L’elogio della speranza che dai giovani arriva fino ai migranti, dai ricchi fino ai poveri, dall’uomo fino alla donna: la speranza è vitale nell’esistenza di ogni singola persona, proprio come spiegava il grande poeta francese Charles Peguy, citato da Francesco a corollario della sua udienza. «Dio non si stupisce tanto per la fede degli esseri umani, e nemmeno per la loro carità; ma ciò che veramente lo riempie di meraviglia e commozione è la speranza: che quei poveri figli vedano come vanno le cose e che credano che andrà meglio domattina»: secondo Francesco, queste parole di Peguy esprimono perfettamente cosa alberga nel cuore di chi fugge dalla guerra per raggiungere un luogo di pace. «Richiama i volti di tanta gente che è transitata per questo mondo, contadini, poveri operai, migranti in cerca di un futuro migliore, che ha lottato tenacemente nonostante l’amarezza di un oggi difficile, colmo di tante prove, animata però dalla fiducia che i figli avrebbero avuto una vita più giusta e più serena”. “Lottavano per i figli!»: ovviamente i media internazionali e italiani si sono soffermati solo sul tema dei migranti, non tanto per interessi umanitari di qualsivoglia modalità, ma per marcare la spinta sul “caso mediatico” di questi tempi. Ma in profondità non ci va (quasi) mai nessuno: «I poveri – ha continuato Papa Francesco – sono i primi portatori della speranza. Invece avere un’anima vuota è il peggior ostacolo alla speranza, è un rischio da cui nessuno può dirsi escluso, perché di essere tentati contro la speranza può capitare anche quando si percorre il cammino della vita cristiana».
DAL “DEMONE” ALLA SPERANZA DI CRISTO
Un “demone del mezzogiorno” che erode ogni piccola ma esistente espressione di speranza: il rischio denunciato dal Papa e rivolto a tutti, giovani e non, è purtroppo tanto attuale quanto molto poco “mediatico”. Il consiglio della Chiesa è tanto semplice quanto richiede una dose non indifferente di libertà nel esprimere tutto il proprio disagio e mancanze: «Quando questo capita, il cristiano sa che quella condizione deve essere combattuta, mai accettata supinamente.

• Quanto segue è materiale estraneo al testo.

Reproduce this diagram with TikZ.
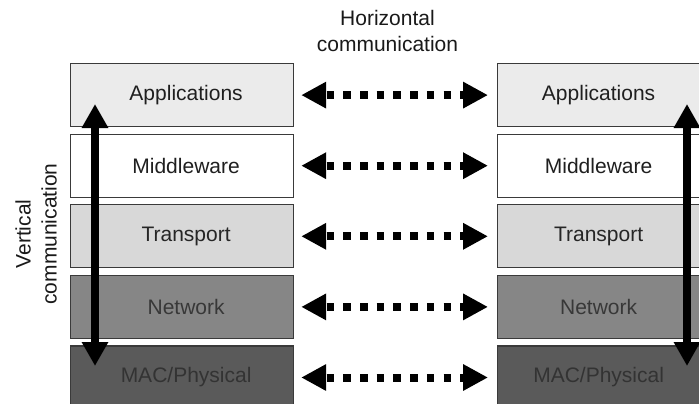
\documentclass[tikz,border=0pt]{standalone}
\usepackage{fontspec}
\setmainfont{Liberation Sans}
\usetikzlibrary{arrows.meta}

\definecolor{appfill}{HTML}{EBEBEB}
\definecolor{midfill}{HTML}{FFFFFF}
\definecolor{trafill}{HTML}{D8D8D8}
\definecolor{netfill}{HTML}{868686}
\definecolor{macfill}{HTML}{5A5A5A}
\definecolor{edge}{HTML}{3A3A3A}

\tikzset{
  layer/.style={draw=edge, line width=1.2pt, rectangle, anchor=north west,
    minimum height=63pt, inner sep=0pt,
    font=\fontsize{21}{25}\selectfont},
  leftlayer/.style={layer, minimum width=223pt,
    execute at begin node=\hspace*{8pt}},
  rightlayer/.style={layer, minimum width=223pt,
    execute at begin node=\hspace*{-21pt}},
  peer/.style={line width=8pt, dash pattern=on 7.5pt off 9.2pt, dash phase=-2pt,
    {Triangle[length=25pt,width=25pt]}-{Triangle[length=25pt,width=25pt]},
    shorten <=7pt, shorten >=9pt},
  stackarrow/.style={line width=8.5pt,
    {Triangle[length=24pt,width=25pt]}-{Triangle[length=24pt,width=25pt]}},
  caption/.style={font=\fontsize{21}{26}\selectfont, align=center, text=black!90}
}

\begin{document}
\begin{tikzpicture}[x=1pt, y=-1pt]
  \useasboundingbox (0,0) rectangle (699,404);

  % protocol stacks, one on each side
  \foreach \name/\txt/\fill/\tcol [count=\i from 0] in
    {app/Applications/appfill/black!88,
     mid/Middleware/midfill/black!88,
     tra/Transport/trafill/black!85,
     net/Network/netfill/black!78,
     mac/MAC\slash Physical/macfill/black!80}
  {
    \node[leftlayer,  fill=\fill, text=\tcol] (\name-l) at (70, 63+70.6*\i) {\txt};
    \node[rightlayer, fill=\fill, text=\tcol] (\name-r) at (497, 63+70.6*\i) {\txt};
    % peer-to-peer exchange between matching layers
    \draw[peer] (\name-l.east) -- (\name-r.west);
  }

  % vertical flow through each stack
  \coordinate (vl-top) at (95,104);
  \coordinate (vl-bot) at (95,366);
  \coordinate (vr-top) at (687,104);
  \coordinate (vr-bot) at (687,366);
  \draw[stackarrow] (vl-top) -- (vl-bot);
  \draw[stackarrow] (vr-top) -- (vr-bot);

  % captions
  \node[caption] (hcap) at (387.5,31) {Horizontal\\communication};
  \node[caption, rotate=90] (vcap) at (36,234) {Vertical\\communication};
\end{tikzpicture}
\end{document}
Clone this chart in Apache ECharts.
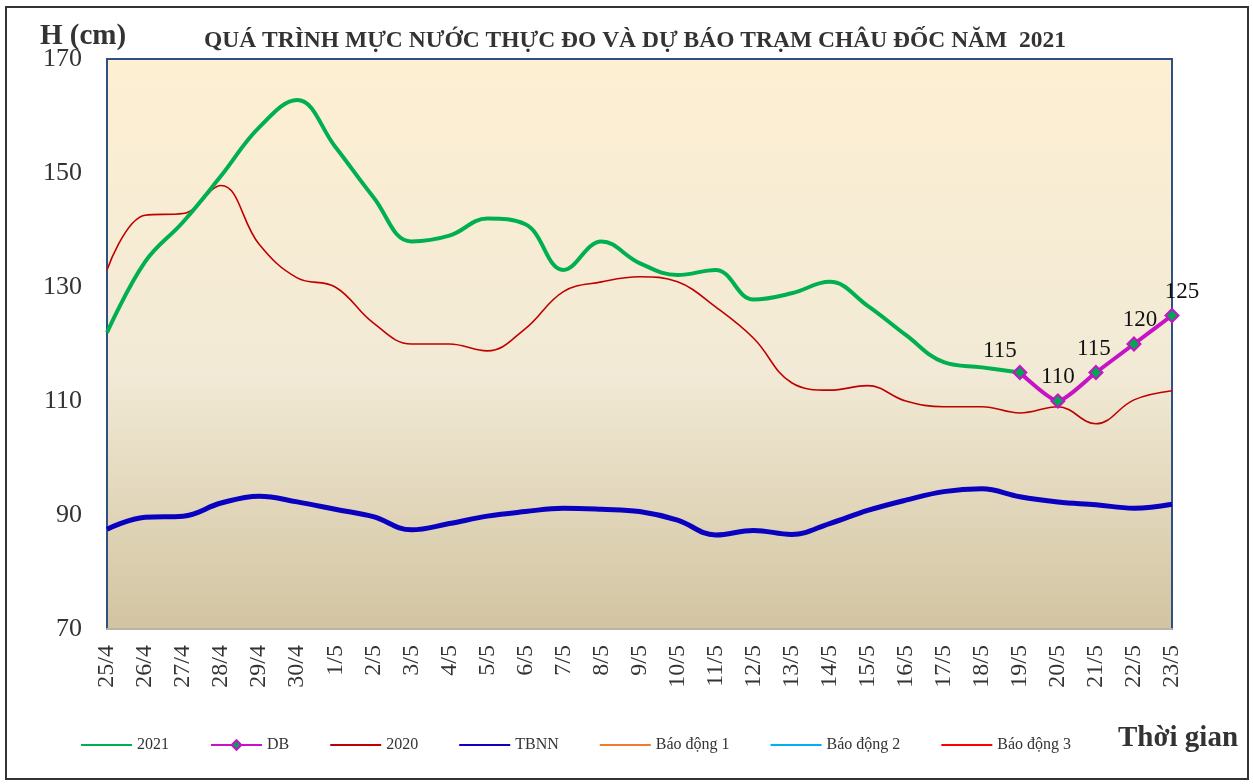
<!DOCTYPE html>
<html>
<head>
<meta charset="utf-8">
<script src="https://cdn.jsdelivr.net/npm/echarts@6/dist/echarts.min.js"></script>
<style>
  html, body { margin: 0; padding: 0; background: #fff; }
  #chart { width: 1253px; height: 784px; }
  .frame { position: absolute; left: 5px; top: 6px; width: 1240px; height: 770px; border: 2px solid #333; pointer-events: none; }
</style>
</head>
<body>
<div id="chart"></div>
<div class="frame"></div>
<script>
const days = ['25/4', '26/4', '27/4', '28/4', '29/4', '30/4', '1/5', '2/5', '3/5', '4/5', '5/5', '6/5', '7/5', '8/5', '9/5',
  '10/5', '11/5', '12/5', '13/5', '14/5', '15/5', '16/5', '17/5', '18/5', '19/5', '20/5', '21/5', '22/5', '23/5'];

// muc nuoc thuc do 2021 (den 19/5)
const level2021 = [122, 134.4, 141.4, 149.5, 158, 162.8, 154.6, 145.8, 138, 139, 142, 141, 133, 138, 134.2,
  132.1, 133, 127.8, 128.9, 130.9, 126.7, 121.6, 116.8, 115.9, 115, null, null, null, null];

// du bao
const forecast = [null, null, null, null, null, null, null, null, null, null, null, null, null, null, null,
  null, null, null, null, null, null, null, null, null, 115, 110, 115, 120, 125];

const level2020 = [133, 142.6, 142.9, 147.8, 137.5, 131.6, 130, 123.7, 120, 120, 118.8, 122.7, 129.2, 130.9, 131.8,
  130.9, 126.5, 121, 113.2, 111.9, 112.7, 110, 109, 109, 107.9, 109, 106, 110.2, 111.8];

// trung binh nhieu nam
const tbnn = [87.5, 89.6, 89.8, 92.1, 93.3, 92.3, 91, 89.7, 87.4, 88.5, 89.8, 90.6, 91.2, 91, 90.6,
  89.1, 86.5, 87.3, 86.6, 88.5, 90.8, 92.6, 94.1, 94.6, 93.2, 92.3, 91.8, 91.2, 91.9];

// bao dong nam ngoai khung truc nen khong ve
const alarm1 = [];
const alarm2 = [];
const alarm3 = [];

const yTicks = { min: 70, max: 170, step: 20 };

const serif = "'Liberation Serif', 'Times New Roman', serif";
const lineIcon = 'path://M0,5 L50,5 L50,7 L0,7 Z';

// nhan du bao lech nhe cho khoi de len duong
const labelShift = [[-20, 2], [0, 0], [-2, 0], [6, 0], [10, 0]];
const forecastData = forecast.map((v, i) => {
  if (v == null) return v;
  const k = i - forecast.findIndex((x) => x != null);
  return { value: v, label: { offset: labelShift[k] } };
});

const chart = echarts.init(document.getElementById('chart'), null, { renderer: 'canvas' });

chart.setOption({
  animation: false,
  backgroundColor: '#ffffff',
  textStyle: { fontFamily: serif },
  title: {
    text: 'QUÁ TRÌNH MỰC NƯỚC THỰC ĐO VÀ DỰ BÁO TRẠM CHÂU ĐỐC NĂM  2021',
    left: 630,
    textAlign: 'center',
    top: 24,
    textStyle: { fontFamily: serif, fontSize: 23.5, fontWeight: 'bold', color: '#333' }
  },
  graphic: [
    {
      type: 'text', left: 40, top: 22,
      style: { text: 'H (cm)', font: "bold 29px 'Liberation Serif', serif", fill: '#333' }
    },
    {
      type: 'text', left: 1118, top: 724,
      style: { text: 'Thời gian', font: "bold 29px 'Liberation Serif', serif", fill: '#333' }
    }
  ],
  legend: {
    left: 76,
    top: 732,
    itemWidth: 51,
    itemHeight: 12,
    itemGap: 41,
    textStyle: { fontFamily: serif, fontSize: 16, color: '#333' },
    data: [
      { name: '2021', icon: lineIcon },
      { name: 'DB' },
      { name: '2020', icon: lineIcon },
      { name: 'TBNN', icon: lineIcon },
      { name: 'Báo động 1', icon: lineIcon },
      { name: 'Báo động 2', icon: lineIcon },
      { name: 'Báo động 3', icon: lineIcon }
    ]
  },
  grid: {
    left: 107,
    right: 81,
    top: 59,
    bottom: 155,
    show: true,
    borderColor: '#2f5083',
    borderWidth: 2,
    backgroundColor: {
      type: 'linear', x: 0, y: 0, x2: 0, y2: 1,
      colorStops: [
        { offset: 0, color: '#fdefd2' },
        { offset: 0.55, color: '#f2ead6' },
        { offset: 1, color: '#d2c4a1' }
      ]
    }
  },
  xAxis: {
    type: 'category',
    data: days,
    boundaryGap: false,
    axisLine: { show: true, lineStyle: { color: '#b9b3a8', width: 2 } },
    axisTick: { show: false },
    axisLabel: {
      rotate: 90,
      margin: 16,
      fontFamily: serif,
      fontSize: 24,
      color: '#333'
    },
    splitLine: { show: false }
  },
  yAxis: {
    type: 'value',
    min: yTicks.min,
    max: yTicks.max,
    interval: yTicks.step,
    axisLine: { show: false },
    axisTick: { show: false },
    splitLine: { show: false },
    axisLabel: { margin: 25, fontFamily: serif, fontSize: 26, color: '#333' }
  },
  series: [
    {
      name: '2021', type: 'line', data: level2021, smooth: 0.4, symbol: 'none',
      lineStyle: { color: '#00b050', width: 4 }, itemStyle: { color: '#00b050' }, z: 4
    },
    {
      name: 'DB', type: 'line', data: forecastData, smooth: 0.2,
      symbol: 'diamond', symbolSize: 13,
      lineStyle: { color: '#c414c4', width: 4 },
      itemStyle: { color: '#00a651', borderColor: '#c414c4', borderWidth: 2 },
      label: {
        show: true, position: 'top', distance: 5,
        fontFamily: serif, fontSize: 23, color: '#111'
      },
      z: 6
    },
    {
      name: '2020', type: 'line', data: level2020, smooth: 0.4, symbol: 'none',
      lineStyle: { color: '#c00000', width: 1.6 }, itemStyle: { color: '#c00000' }, z: 3
    },
    {
      name: 'TBNN', type: 'line', data: tbnn, smooth: 0.4, symbol: 'none',
      lineStyle: { color: '#0a00c0', width: 5 }, itemStyle: { color: '#0a00c0' }, z: 3
    },
    {
      name: 'Báo động 1', type: 'line', data: alarm1, symbol: 'none',
      lineStyle: { color: '#ed7d31', width: 2 }, itemStyle: { color: '#ed7d31' }
    },
    {
      name: 'Báo động 2', type: 'line', data: alarm2, symbol: 'none',
      lineStyle: { color: '#00b0f0', width: 2 }, itemStyle: { color: '#00b0f0' }
    },
    {
      name: 'Báo động 3', type: 'line', data: alarm3, symbol: 'none',
      lineStyle: { color: '#ff0000', width: 2 }, itemStyle: { color: '#ff0000' }
    }
  ]
});
</script>
</body>
</html>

Dio ci ha creati per la gioia e per la felicità, e non per crogiolarci in pensieri malinconici. […] laddove le nostre forze apparissero fiacche e la battaglia contro l’angoscia particolarmente dura: possiamo sempre ricorrere al nome di Gesù. Possiamo ripetere quella preghiera semplice, di cui troviamo traccia anche nei Vangeli e che è diventata il cardine di tante tradizioni spirituali cristiane: ‘Signore Gesù Cristo, Figlio del Dio vivo, abbi pietà di me peccatore!». Affidarsi a Colui che può spalancare le porte dell’ansia e della fatica è l’unico elemento in grado di poter aprire, per davvero, l’orizzonte della propria piccola speranza. «Non siamo soli a combattere contro la disperazione. Se Gesù ha vinto il mondo, è capace di vincere in noi tutto ciò che si oppone al bene. Se Dio è con noi, nessuno ci ruberà la speranza».